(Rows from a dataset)
********************
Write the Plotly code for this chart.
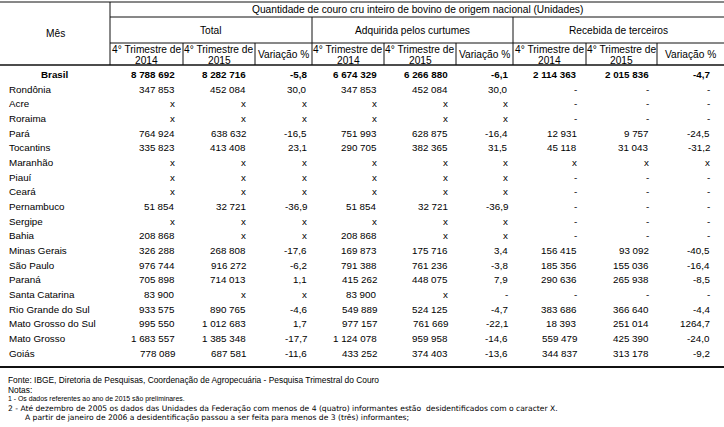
import plotly.graph_objects as go

# ---------------- data ----------------
states = ["Rondônia", "Acre", "Roraima", "Pará", "Tocantins", "Maranhão", "Piauí", "Ceará",
          "Pernambuco", "Sergipe", "Bahia", "Minas Gerais", "São Paulo", "Paraná",
          "Santa Catarina", "Rio Grande do Sul", "Mato Grosso do Sul", "Mato Grosso", "Goiás"]

brasil = [8788692, 8282716, -5.8, 6674329, 6266880, -6.1, 2114363, 2015836, -4.7]

total_2014 = [347853, "x", "x", 764924, 335823, "x", "x", "x", 51854, "x", 208868, 326288,
              976744, 705898, 83900, 933575, 995550, 1683557, 778089]
total_2015 = [452084, "x", "x", 638632, 413408, "x", "x", "x", 32721, "x", "x", 268808,
              916272, 714013, "x", 890765, 1012683, 1385348, 687581]
total_var = [30.0, "x", "x", -16.5, 23.1, "x", "x", "x", -36.9, "x", "x", -17.6,
             -6.2, 1.1, "x", -4.6, 1.7, -17.7, -11.6]
adq_2014 = [347853, "x", "x", 751993, 290705, "x", "x", "x", 51854, "x", 208868, 169873,
            791388, 415262, 83900, 549889, 977157, 1124078, 433252]
adq_2015 = [452084, "x", "x", 628875, 382365, "x", "x", "x", 32721, "x", "x", 175716,
            761236, 448075, "x", 524125, 761669, 959958, 374403]
adq_var = [30.0, "x", "x", -16.4, 31.5, "x", "x", "x", -36.9, "x", "x", 3.4,
           -3.8, 7.9, "-", -4.7, -22.1, -14.6, -13.6]
rec_2014 = ["-", "-", "-", 12931, 45118, "x", "-", "-", "-", "-", "-", 156415,
            185356, 290636, "-", 383686, 18393, 559479, 344837]
rec_2015 = ["-", "-", "-", 9757, 31043, "x", "-", "-", "-", "-", "-", 93092,
            155036, 265938, "-", 366640, 251014, 425390, 313178]
rec_var = ["-", "-", "-", -24.5, -31.2, "x", "-", "-", "-", "-", "-", -40.5,
           -16.4, -8.5, "-", -4.4, 1264.7, -24.0, -9.2]

title = "Quantidade de couro cru inteiro de bovino de origem nacional (Unidades)"
groups = ["Total", "Adquirida pelos curtumes", "Recebida de terceiros"]
sub_line1 = ["4° Trimestre de", "4° Trimestre de", "Variação %"]
sub_line2 = ["2014", "2015", ""]
row_header = "Mês"
total_label = "Brasil"
footer_lines = [
    "Fonte: IBGE, Diretoria de Pesquisas, Coordenação de Agropecuária - Pesquisa Trimestral do Couro",
    "Notas:",
    "1 - Os dados referentes ao ano de 2015 são preliminares.",
    "2 - Até dezembro de 2005 os dados das Unidades da Federação com menos de 4 (quatro) informantes estão  desidentificados com o caracter X.",
    "A partir de janeiro de 2006 a desidentificação passou a ser feita para menos de 3 (três) informantes;",
]

columns = [total_2014, total_2015, total_var, adq_2014, adq_2015, adq_var, rec_2014, rec_2015, rec_var]
is_pct = [False, False, True] * 3

# ---------------- layout constants ----------------
W, H = 724, 427
FONT = "Liberation Sans, Arial, sans-serif"
FS = 9.8
FSH = 10.2
col_edges = [110, 183, 255, 312, 384, 456, 513, 586, 657, 724]
col_right = [177, 248, 309, 379, 450, 510, 579, 651, 712]
group_edges = [110, 312, 513, 724]
y_top, y_r1, y_r2, y_head = 2, 17, 43, 65
y_first, row_h = 74.5, 14.67
y_bottom = 367


def fmt(v, pct):
    if isinstance(v, str):
        return v
    if pct:
        return f"{v:.1f}".replace(".", ",")
    return f"{v:,}".replace(",", " ")


fig = go.Figure()
ann = []
shapes = []


def text(x, y, t, anchor="center", size=FS, bold=False, family=FONT):
    ann.append(dict(x=x, y=y, xref="x", yref="y", text=f"<b>{t}</b>" if bold else t,
                    showarrow=False, xanchor=anchor, yanchor="middle",
                    font=dict(family=family, size=size, color="#000"),
                    align=anchor if anchor != "center" else "center"))


def line(x0, y0, x1, y1, w=1):
    shapes.append(dict(type="line", xref="x", yref="y", x0=x0, y0=y0, x1=x1, y1=y1,
                       line=dict(color="#111", width=w)))


# header lines
line(0, y_top, W, y_top)
line(110, y_r1, W, y_r1)
line(110, y_r2, W, y_r2)
line(0, y_head, W, y_head, 1.6)
line(110, y_top, 110, y_head)
for gx in group_edges[1:-1]:
    line(gx, y_r1, gx, y_head)
for cx in col_edges[1:-1]:
    if cx not in group_edges:
        line(cx, y_r2, cx, y_head)
line(0, y_bottom, W, y_bottom, 2)

# header texts
text(55, 33.5, row_header, size=FSH)
text((110 + W) / 2, 9.5, title, size=FSH)
for g in range(3):
    text((group_edges[g] + group_edges[g + 1]) / 2, 30, groups[g], size=FSH)
    for k in range(3):
        c = g * 3 + k
        cx = (col_edges[c] + col_edges[c + 1]) / 2
        if sub_line2[k]:
            text(cx, 49.3, sub_line1[k], size=FSH)
            text(cx, 60, sub_line2[k], size=FSH)
        else:
            text(cx, 54.5, sub_line1[k], size=FSH)

# Brasil row
text(55, y_first, total_label, bold=True)
for c, v in enumerate(brasil):
    text(col_right[c], y_first, fmt(v, is_pct[c]), anchor="right", bold=True)

# state rows
for i, s in enumerate(states):
    y = y_first + (i + 1) * row_h
    text(7, y, s, anchor="left")
    for c, col in enumerate(columns):
        text(col_right[c], y, fmt(col[i], is_pct[c]), anchor="right")

# footer
text(6, 380, footer_lines[0], anchor="left", size=8.4)
text(6, 389.5, footer_lines[1], anchor="left", size=8.4)
text(6, 398.5, footer_lines[2], anchor="left", size=6.9)
text(6, 408, footer_lines[3], anchor="left", size=7.6, family="DejaVu Sans, Verdana, sans-serif")
text(22.5, 417, footer_lines[4], anchor="left", size=7.6, family="DejaVu Sans, Verdana, sans-serif")

fig.update_layout(
    width=W, height=H, margin=dict(l=0, r=0, t=0, b=0),
    paper_bgcolor="white", plot_bgcolor="white",
    xaxis=dict(range=[0, W], visible=False, fixedrange=True),
    yaxis=dict(range=[H, 0], visible=False, fixedrange=True),
    annotations=ann, shapes=shapes, showlegend=False,
)
fig.write_html("out.html", config={"displayModeBar": False},
               post_script="document.body.style.margin='0';document.body.style.overflow='hidden';")
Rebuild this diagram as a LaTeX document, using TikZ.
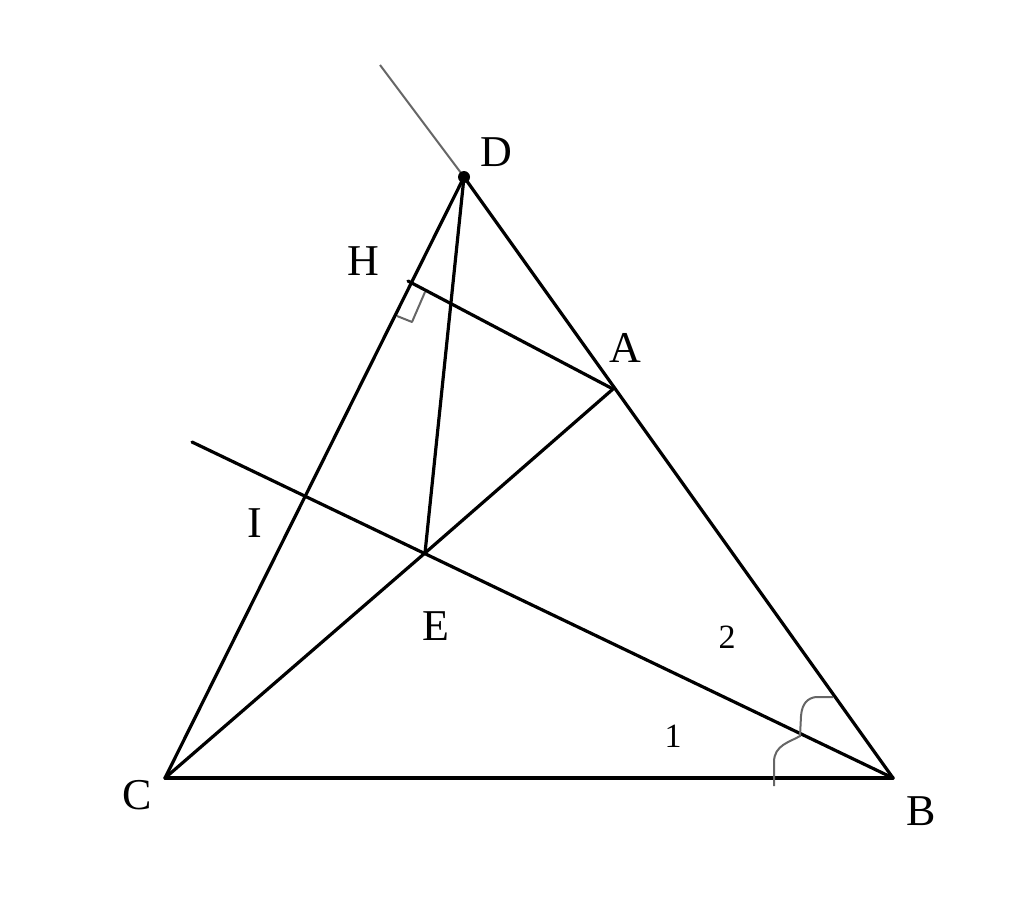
********************
▶ INSTRUCTIONS TO FOLLOW: Wherever "document" shows up in a line, copy that line.

▶ EXERCISE ANSWER:
               post_script="document.body.style.margin='0';document.body.style.overflow='hidden';")
Rebuild this diagram as a LaTeX document, using TikZ.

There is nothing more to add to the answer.